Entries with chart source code
⟨

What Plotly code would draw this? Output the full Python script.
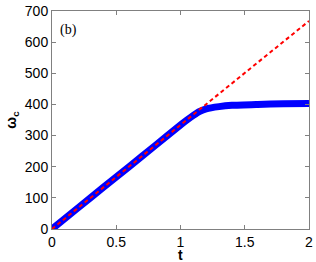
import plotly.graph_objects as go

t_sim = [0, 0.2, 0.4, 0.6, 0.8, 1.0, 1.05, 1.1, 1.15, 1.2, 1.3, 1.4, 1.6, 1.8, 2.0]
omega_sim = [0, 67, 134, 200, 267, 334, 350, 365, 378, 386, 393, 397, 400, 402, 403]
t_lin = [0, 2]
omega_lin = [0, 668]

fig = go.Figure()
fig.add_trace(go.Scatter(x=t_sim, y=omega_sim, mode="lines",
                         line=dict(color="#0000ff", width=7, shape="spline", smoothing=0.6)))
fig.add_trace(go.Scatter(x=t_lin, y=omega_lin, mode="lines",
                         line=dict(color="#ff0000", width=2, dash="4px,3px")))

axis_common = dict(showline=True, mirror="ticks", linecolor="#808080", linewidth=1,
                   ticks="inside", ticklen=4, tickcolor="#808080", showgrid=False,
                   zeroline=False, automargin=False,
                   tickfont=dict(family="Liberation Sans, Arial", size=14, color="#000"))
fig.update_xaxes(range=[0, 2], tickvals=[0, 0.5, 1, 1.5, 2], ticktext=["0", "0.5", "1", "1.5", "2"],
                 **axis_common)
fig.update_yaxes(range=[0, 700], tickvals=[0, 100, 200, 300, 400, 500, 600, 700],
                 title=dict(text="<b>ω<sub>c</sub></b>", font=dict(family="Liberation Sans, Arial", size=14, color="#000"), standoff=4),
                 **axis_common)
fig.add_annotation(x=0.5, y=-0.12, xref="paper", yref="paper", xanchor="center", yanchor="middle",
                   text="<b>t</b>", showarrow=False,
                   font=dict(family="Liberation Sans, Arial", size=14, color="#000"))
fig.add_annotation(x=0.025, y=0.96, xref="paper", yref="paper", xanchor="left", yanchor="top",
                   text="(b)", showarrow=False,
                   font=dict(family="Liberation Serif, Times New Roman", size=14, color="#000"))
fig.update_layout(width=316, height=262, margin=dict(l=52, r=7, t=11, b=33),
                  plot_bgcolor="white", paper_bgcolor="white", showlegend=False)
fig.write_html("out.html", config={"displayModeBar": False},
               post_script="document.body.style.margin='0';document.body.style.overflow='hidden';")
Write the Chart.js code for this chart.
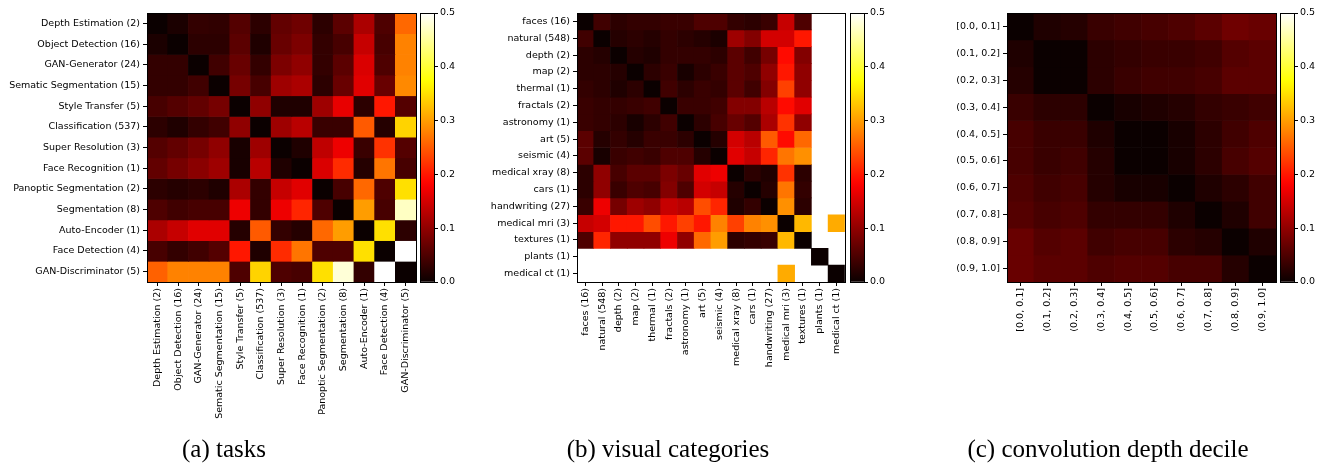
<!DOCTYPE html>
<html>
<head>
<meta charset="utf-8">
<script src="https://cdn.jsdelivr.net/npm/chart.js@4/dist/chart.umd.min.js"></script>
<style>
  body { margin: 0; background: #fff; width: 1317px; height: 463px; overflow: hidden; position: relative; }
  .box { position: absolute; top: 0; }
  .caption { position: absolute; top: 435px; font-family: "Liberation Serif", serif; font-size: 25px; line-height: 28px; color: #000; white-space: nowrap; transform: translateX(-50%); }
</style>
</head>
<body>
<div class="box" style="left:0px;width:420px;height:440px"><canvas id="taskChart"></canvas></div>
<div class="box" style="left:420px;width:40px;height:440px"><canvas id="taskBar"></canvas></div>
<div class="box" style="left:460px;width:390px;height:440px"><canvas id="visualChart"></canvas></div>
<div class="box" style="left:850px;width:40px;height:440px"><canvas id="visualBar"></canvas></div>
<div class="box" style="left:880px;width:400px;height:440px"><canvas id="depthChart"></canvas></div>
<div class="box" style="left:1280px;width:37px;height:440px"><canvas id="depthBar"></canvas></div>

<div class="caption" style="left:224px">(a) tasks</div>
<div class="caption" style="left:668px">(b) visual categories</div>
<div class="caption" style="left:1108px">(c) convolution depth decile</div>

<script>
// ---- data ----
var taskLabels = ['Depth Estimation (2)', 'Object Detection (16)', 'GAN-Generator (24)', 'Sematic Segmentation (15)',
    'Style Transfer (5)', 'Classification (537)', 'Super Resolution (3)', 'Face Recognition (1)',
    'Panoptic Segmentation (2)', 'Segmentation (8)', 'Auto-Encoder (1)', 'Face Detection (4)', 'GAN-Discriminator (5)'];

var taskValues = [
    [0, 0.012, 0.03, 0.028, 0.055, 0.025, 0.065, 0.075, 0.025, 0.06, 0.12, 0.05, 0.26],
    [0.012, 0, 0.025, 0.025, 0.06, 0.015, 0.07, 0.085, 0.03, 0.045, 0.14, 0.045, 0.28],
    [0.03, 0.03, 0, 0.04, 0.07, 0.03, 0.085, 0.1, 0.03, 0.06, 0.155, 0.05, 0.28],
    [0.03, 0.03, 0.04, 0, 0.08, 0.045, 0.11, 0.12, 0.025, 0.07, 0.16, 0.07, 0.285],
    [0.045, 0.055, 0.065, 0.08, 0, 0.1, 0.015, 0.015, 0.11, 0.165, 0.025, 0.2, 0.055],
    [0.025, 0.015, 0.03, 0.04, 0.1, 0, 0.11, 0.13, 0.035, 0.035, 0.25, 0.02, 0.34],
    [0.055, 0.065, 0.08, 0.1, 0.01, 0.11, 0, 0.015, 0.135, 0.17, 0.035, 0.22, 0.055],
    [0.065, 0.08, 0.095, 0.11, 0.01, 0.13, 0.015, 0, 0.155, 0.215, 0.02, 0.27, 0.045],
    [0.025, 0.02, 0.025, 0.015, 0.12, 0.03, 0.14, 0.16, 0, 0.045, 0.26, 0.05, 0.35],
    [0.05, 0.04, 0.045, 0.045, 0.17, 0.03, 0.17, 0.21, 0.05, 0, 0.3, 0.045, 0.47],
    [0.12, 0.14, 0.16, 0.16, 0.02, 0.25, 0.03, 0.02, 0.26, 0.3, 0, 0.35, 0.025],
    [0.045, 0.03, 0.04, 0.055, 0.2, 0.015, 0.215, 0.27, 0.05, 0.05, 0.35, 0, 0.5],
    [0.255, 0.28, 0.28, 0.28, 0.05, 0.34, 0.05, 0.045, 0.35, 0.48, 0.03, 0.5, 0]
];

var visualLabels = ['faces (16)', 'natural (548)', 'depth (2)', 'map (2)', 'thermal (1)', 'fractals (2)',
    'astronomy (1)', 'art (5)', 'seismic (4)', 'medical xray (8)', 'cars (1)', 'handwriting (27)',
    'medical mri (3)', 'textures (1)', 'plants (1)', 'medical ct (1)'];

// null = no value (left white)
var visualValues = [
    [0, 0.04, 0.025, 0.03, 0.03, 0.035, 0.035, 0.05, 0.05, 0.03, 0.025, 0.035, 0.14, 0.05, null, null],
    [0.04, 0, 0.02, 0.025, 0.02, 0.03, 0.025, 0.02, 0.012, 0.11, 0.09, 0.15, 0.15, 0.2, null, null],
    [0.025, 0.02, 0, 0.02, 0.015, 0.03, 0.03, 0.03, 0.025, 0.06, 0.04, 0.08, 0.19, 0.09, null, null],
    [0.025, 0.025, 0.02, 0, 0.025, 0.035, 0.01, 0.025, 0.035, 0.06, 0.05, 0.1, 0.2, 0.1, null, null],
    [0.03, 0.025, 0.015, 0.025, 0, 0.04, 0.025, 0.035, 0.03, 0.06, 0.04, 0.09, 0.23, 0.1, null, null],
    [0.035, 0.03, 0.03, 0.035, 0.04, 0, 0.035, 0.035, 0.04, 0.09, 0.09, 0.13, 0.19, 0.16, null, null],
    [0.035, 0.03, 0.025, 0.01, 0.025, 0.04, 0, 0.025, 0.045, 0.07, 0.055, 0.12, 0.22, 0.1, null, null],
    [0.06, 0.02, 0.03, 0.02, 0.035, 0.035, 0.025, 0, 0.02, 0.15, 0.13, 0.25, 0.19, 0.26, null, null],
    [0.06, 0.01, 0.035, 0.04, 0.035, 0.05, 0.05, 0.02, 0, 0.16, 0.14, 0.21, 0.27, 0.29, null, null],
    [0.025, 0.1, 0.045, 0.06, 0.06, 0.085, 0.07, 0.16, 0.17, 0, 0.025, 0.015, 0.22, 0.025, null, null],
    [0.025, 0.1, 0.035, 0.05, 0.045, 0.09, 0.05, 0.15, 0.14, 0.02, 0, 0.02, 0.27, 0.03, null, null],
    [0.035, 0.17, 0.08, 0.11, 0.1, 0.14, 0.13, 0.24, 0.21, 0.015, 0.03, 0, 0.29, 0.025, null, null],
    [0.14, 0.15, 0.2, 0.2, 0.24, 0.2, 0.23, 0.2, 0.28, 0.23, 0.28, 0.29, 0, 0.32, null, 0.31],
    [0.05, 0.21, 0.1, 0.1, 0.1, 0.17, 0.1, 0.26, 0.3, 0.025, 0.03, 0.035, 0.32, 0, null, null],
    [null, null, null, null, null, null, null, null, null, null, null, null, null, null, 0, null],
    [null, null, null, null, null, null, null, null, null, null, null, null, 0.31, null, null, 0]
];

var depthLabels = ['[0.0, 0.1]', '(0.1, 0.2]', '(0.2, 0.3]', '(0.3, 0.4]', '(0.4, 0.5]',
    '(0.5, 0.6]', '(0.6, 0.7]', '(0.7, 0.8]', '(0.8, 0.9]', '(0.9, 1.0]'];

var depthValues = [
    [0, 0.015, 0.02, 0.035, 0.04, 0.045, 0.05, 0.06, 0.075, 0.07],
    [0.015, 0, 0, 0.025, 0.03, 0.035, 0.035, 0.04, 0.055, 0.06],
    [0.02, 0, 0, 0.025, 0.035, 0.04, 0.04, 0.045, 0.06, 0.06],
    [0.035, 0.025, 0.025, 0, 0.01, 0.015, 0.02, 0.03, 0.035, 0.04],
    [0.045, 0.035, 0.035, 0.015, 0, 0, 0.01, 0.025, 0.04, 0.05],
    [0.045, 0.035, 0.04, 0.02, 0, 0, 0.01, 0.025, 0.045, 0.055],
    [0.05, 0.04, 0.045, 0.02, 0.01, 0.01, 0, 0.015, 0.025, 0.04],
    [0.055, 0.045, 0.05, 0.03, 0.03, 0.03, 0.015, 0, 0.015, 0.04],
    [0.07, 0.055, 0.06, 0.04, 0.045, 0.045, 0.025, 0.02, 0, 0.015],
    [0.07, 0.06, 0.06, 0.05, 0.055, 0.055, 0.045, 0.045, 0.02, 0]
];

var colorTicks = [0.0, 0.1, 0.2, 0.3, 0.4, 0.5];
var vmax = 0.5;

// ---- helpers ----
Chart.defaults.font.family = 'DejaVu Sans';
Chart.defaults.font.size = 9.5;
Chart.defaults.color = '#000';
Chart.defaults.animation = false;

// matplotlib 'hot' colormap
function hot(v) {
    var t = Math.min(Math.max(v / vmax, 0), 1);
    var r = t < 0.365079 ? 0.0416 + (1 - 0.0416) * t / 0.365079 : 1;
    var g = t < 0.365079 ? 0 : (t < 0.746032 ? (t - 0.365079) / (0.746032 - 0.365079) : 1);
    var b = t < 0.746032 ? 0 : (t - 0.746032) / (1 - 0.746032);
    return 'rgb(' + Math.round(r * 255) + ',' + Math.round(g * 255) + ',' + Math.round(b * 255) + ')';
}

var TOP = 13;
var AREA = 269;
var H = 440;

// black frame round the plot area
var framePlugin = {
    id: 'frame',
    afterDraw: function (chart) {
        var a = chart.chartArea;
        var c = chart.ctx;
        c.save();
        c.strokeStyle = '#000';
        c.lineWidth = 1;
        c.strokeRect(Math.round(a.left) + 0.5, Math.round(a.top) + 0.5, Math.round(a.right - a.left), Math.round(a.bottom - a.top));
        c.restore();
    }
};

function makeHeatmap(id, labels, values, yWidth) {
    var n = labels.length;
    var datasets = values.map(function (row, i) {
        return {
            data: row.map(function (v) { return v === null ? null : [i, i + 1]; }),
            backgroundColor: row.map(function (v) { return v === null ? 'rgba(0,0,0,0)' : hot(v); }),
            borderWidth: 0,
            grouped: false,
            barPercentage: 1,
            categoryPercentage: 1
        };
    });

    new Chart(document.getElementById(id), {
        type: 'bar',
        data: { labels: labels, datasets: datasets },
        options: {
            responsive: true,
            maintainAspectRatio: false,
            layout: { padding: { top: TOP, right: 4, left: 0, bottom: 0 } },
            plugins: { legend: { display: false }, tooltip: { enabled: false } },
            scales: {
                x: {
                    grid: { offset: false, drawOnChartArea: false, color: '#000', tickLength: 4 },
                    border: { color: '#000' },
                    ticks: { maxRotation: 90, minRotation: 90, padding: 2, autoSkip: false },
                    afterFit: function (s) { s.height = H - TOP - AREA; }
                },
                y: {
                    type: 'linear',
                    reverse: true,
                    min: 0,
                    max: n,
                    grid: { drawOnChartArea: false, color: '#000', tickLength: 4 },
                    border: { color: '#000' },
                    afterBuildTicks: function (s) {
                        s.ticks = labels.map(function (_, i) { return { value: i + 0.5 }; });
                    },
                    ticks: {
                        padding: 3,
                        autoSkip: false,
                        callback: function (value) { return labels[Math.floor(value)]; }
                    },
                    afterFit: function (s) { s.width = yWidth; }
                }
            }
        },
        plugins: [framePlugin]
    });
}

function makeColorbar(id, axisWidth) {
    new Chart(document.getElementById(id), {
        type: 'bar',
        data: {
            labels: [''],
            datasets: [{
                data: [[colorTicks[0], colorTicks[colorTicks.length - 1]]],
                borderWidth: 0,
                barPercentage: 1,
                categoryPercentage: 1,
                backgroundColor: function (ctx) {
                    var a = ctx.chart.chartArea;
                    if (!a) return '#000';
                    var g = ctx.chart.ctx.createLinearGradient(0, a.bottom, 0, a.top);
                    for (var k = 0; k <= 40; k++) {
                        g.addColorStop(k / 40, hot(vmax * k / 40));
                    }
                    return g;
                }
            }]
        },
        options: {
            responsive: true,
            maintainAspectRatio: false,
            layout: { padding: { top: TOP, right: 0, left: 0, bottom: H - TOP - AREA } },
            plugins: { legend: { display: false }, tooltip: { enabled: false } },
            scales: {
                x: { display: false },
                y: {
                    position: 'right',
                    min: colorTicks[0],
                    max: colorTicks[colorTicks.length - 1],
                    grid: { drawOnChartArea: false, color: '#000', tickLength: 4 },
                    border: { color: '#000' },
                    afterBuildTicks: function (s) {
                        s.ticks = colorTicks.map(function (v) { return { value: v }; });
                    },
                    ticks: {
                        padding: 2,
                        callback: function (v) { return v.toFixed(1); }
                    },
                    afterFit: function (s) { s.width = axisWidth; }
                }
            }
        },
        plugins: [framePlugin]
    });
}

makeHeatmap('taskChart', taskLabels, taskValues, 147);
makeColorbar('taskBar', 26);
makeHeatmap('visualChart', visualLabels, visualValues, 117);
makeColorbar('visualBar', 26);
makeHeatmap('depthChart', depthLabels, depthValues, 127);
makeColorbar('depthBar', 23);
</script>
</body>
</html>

⟩

- Written request
Gather up, from the records above, each line where the word "this" appears.

- Response
What Plotly code would draw this? Output the full Python script.
Write the Chart.js code for this chart.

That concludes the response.